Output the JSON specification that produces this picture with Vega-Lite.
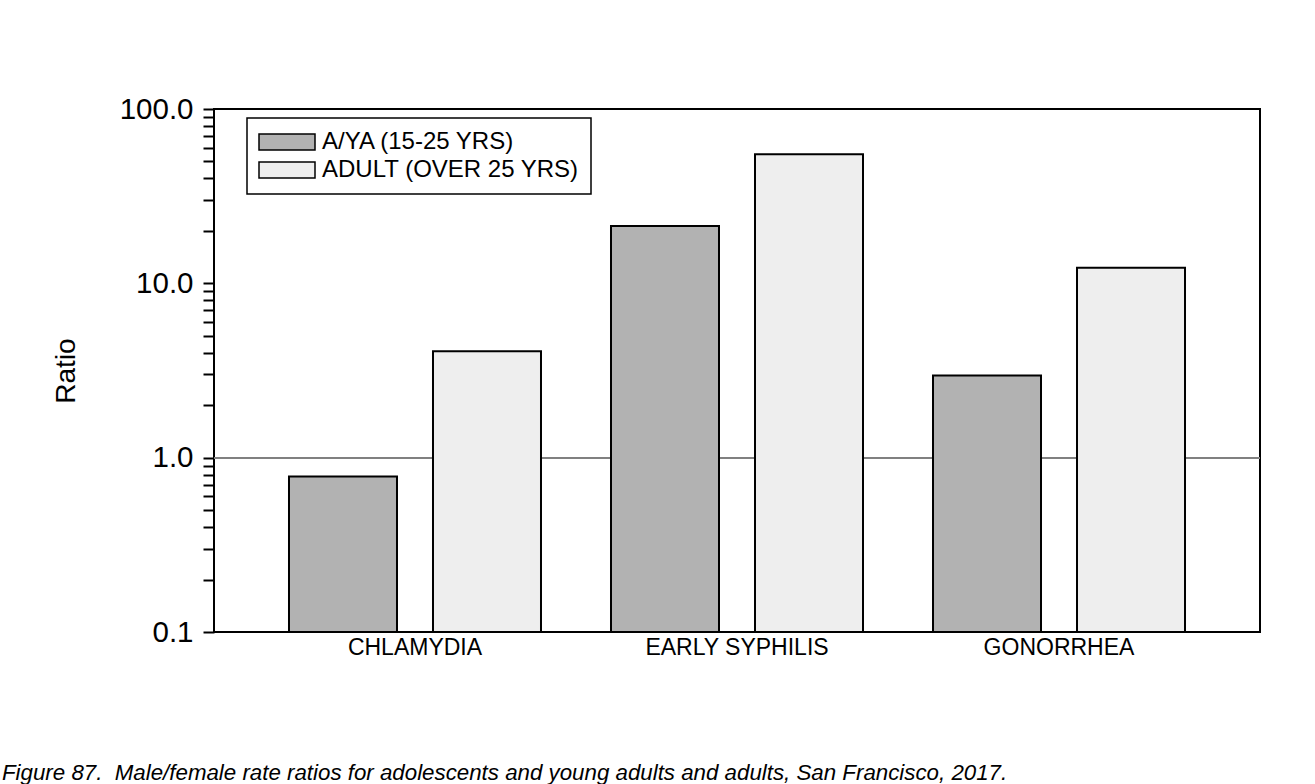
{
  "$schema": "https://vega.github.io/schema/vega-lite/v6.json",
  "width": 1046,
  "height": 523,
  "autosize": {"type": "none"},
  "padding": {"left": 214, "top": 109, "right": 55, "bottom": 152},
  "background": "white",
  "config": {
    "font": "Liberation Sans",
    "view": {"stroke": "black", "strokeWidth": 2},
    "legend": {"strokeWidth": 1.5}
  },
  "title": {
    "text": "Figure 87.\u00a0 Male/female rate ratios for adolescents and young adults and adults, San Francisco, 2017.",
    "orient": "bottom",
    "anchor": "start",
    "frame": "group",
    "dx": -212,
    "offset": 103,
    "fontSize": 22.3,
    "fontStyle": "italic",
    "fontWeight": "normal",
    "color": "black",
    "font": "Liberation Sans",
    "limit": 1300
  },
  "data": {
    "values": [
      {"disease": "CHLAMYDIA", "group": "A/YA (15-25 YRS)", "ratio": 0.78},
      {"disease": "CHLAMYDIA", "group": "ADULT (OVER 25 YRS)", "ratio": 4.08},
      {"disease": "EARLY SYPHILIS", "group": "A/YA (15-25 YRS)", "ratio": 21.3},
      {"disease": "EARLY SYPHILIS", "group": "ADULT (OVER 25 YRS)", "ratio": 55.0},
      {"disease": "GONORRHEA", "group": "A/YA (15-25 YRS)", "ratio": 2.96},
      {"disease": "GONORRHEA", "group": "ADULT (OVER 25 YRS)", "ratio": 12.3}
    ]
  },
  "layer": [
    {
      "mark": {"type": "rule", "color": "#808080", "strokeWidth": 1.5},
      "encoding": {"y": {"datum": 1, "type": "quantitative", "scale": {"type": "log", "domain": [0.1, 100], "nice": false}}}
    },
    {
      "mark": {"type": "bar", "stroke": "black", "strokeWidth": 2, "opacity": 1},
      "encoding": {
        "x": {
          "field": "disease",
          "type": "nominal",
          "sort": ["CHLAMYDIA", "EARLY SYPHILIS", "GONORRHEA"],
          "scale": {"paddingInner": 0.2174, "paddingOuter": 0.2329},
          "axis": {
            "title": null,
            "domain": false,
            "ticks": false,
            "labelAngle": 0,
            "labelFontSize": 23,
            "labelColor": "black",
            "labelPadding": 4,
            "labelLimit": 400
          }
        },
        "xOffset": {
          "field": "group",
          "type": "nominal",
          "sort": ["A/YA (15-25 YRS)", "ADULT (OVER 25 YRS)"],
          "scale": {"paddingInner": 0.25, "paddingOuter": 0}
        },
        "y": {
          "field": "ratio",
          "type": "quantitative",
          "scale": {"type": "log", "domain": [0.1, 100], "nice": false},
          "axis": {
            "title": "Ratio",
            "titleFontSize": 28,
            "titleFontWeight": "normal",
            "titleColor": "black",
            "titlePadding": 39,
            "grid": false,
            "domain": false,
            "values": [0.1, 0.2, 0.3, 0.4, 0.5, 0.6, 0.7, 0.8, 0.9, 1, 2, 3, 4, 5, 6, 7, 8, 9, 10, 20, 30, 40, 50, 60, 70, 80, 90, 100],
            "labelExpr": "indexof([0.1, 1, 10, 100], datum.value) >= 0 ? format(datum.value, '.1f') : ''",
            "labelFontSize": 29.5,
            "labelColor": "black",
            "labelPadding": 10,
            "labelOverlap": false,
            "tickColor": "black",
            "tickWidth": 2,
            "tickSize": 11
          }
        },
        "y2": {"datum": 0.1},
        "color": {
          "field": "group",
          "type": "nominal",
          "sort": ["A/YA (15-25 YRS)", "ADULT (OVER 25 YRS)"],
          "scale": {"domain": ["A/YA (15-25 YRS)", "ADULT (OVER 25 YRS)"], "range": ["#b2b2b2", "#eeeeee"]},
          "legend": {
            "title": null,
            "orient": "none",
            "legendX": 33,
            "legendY": 9,
            "padding": 12,
            "strokeColor": "black",
            "fillColor": "white",
            "symbolType": "M-3.5,-1H3.5V1H-3.5Z",
            "symbolSize": 256,
            "symbolOffset": 16,
            "symbolStrokeColor": "black",
            "symbolStrokeWidth": 1.5,
            "symbolOpacity": 1,
            "labelFontSize": 24,
            "labelColor": "black",
            "labelOffset": 23,
            "labelLimit": 500,
            "rowPadding": 4
          }
        }
      }
    }
  ]
}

**********

WRITTEN EXERCISE: Give every line above again exactly, with no pictures.

COMPLETE OUTPUT:
Output the JSON specification that produces this picture with Vega-Lite.
{
  "$schema": "https://vega.github.io/schema/vega-lite/v6.json",
  "width": 1046,
  "height": 523,
  "autosize": {"type": "none"},
  "padding": {"left": 214, "top": 109, "right": 55, "bottom": 152},
  "background": "white",
  "config": {
    "font": "Liberation Sans",
    "view": {"stroke": "black", "strokeWidth": 2},
    "legend": {"strokeWidth": 1.5}
  },
  "title": {
    "text": "Figure 87.\u00a0 Male/female rate ratios for adolescents and young adults and adults, San Francisco, 2017.",
    "orient": "bottom",
    "anchor": "start",
    "frame": "group",
    "dx": -212,
    "offset": 103,
    "fontSize": 22.3,
    "fontStyle": "italic",
    "fontWeight": "normal",
    "color": "black",
    "font": "Liberation Sans",
    "limit": 1300
  },
  "data": {
    "values": [
      {"disease": "CHLAMYDIA", "group": "A/YA (15-25 YRS)", "ratio": 0.78},
      {"disease": "CHLAMYDIA", "group": "ADULT (OVER 25 YRS)", "ratio": 4.08},
      {"disease": "EARLY SYPHILIS", "group": "A/YA (15-25 YRS)", "ratio": 21.3},
      {"disease": "EARLY SYPHILIS", "group": "ADULT (OVER 25 YRS)", "ratio": 55.0},
      {"disease": "GONORRHEA", "group": "A/YA (15-25 YRS)", "ratio": 2.96},
      {"disease": "GONORRHEA", "group": "ADULT (OVER 25 YRS)", "ratio": 12.3}
    ]
  },
  "layer": [
    {
      "mark": {"type": "rule", "color": "#808080", "strokeWidth": 1.5},
      "encoding": {"y": {"datum": 1, "type": "quantitative", "scale": {"type": "log", "domain": [0.1, 100], "nice": false}}}
    },
    {
      "mark": {"type": "bar", "stroke": "black", "strokeWidth": 2, "opacity": 1},
      "encoding": {
        "x": {
          "field": "disease",
          "type": "nominal",
          "sort": ["CHLAMYDIA", "EARLY SYPHILIS", "GONORRHEA"],
          "scale": {"paddingInner": 0.2174, "paddingOuter": 0.2329},
          "axis": {
            "title": null,
            "domain": false,
            "ticks": false,
            "labelAngle": 0,
            "labelFontSize": 23,
            "labelColor": "black",
            "labelPadding": 4,
            "labelLimit": 400
          }
        },
        "xOffset": {
          "field": "group",
          "type": "nominal",
          "sort": ["A/YA (15-25 YRS)", "ADULT (OVER 25 YRS)"],
          "scale": {"paddingInner": 0.25, "paddingOuter": 0}
        },
        "y": {
          "field": "ratio",
          "type": "quantitative",
          "scale": {"type": "log", "domain": [0.1, 100], "nice": false},
          "axis": {
            "title": "Ratio",
            "titleFontSize": 28,
            "titleFontWeight": "normal",
            "titleColor": "black",
            "titlePadding": 39,
            "grid": false,
            "domain": false,
            "values": [0.1, 0.2, 0.3, 0.4, 0.5, 0.6, 0.7, 0.8, 0.9, 1, 2, 3, 4, 5, 6, 7, 8, 9, 10, 20, 30, 40, 50, 60, 70, 80, 90, 100],
            "labelExpr": "indexof([0.1, 1, 10, 100], datum.value) >= 0 ? format(datum.value, '.1f') : ''",
            "labelFontSize": 29.5,
            "labelColor": "black",
            "labelPadding": 10,
            "labelOverlap": false,
            "tickColor": "black",
            "tickWidth": 2,
            "tickSize": 11
          }
        },
        "y2": {"datum": 0.1},
        "color": {
          "field": "group",
          "type": "nominal",
          "sort": ["A/YA (15-25 YRS)", "ADULT (OVER 25 YRS)"],
          "scale": {"domain": ["A/YA (15-25 YRS)", "ADULT (OVER 25 YRS)"], "range": ["#b2b2b2", "#eeeeee"]},
          "legend": {
            "title": null,
            "orient": "none",
            "legendX": 33,
            "legendY": 9,
            "padding": 12,
            "strokeColor": "black",
            "fillColor": "white",
            "symbolType": "M-3.5,-1H3.5V1H-3.5Z",
            "symbolSize": 256,
            "symbolOffset": 16,
            "symbolStrokeColor": "black",
            "symbolStrokeWidth": 1.5,
            "symbolOpacity": 1,
            "labelFontSize": 24,
            "labelColor": "black",
            "labelOffset": 23,
            "labelLimit": 500,
            "rowPadding": 4
          }
        }
      }
    }
  ]
}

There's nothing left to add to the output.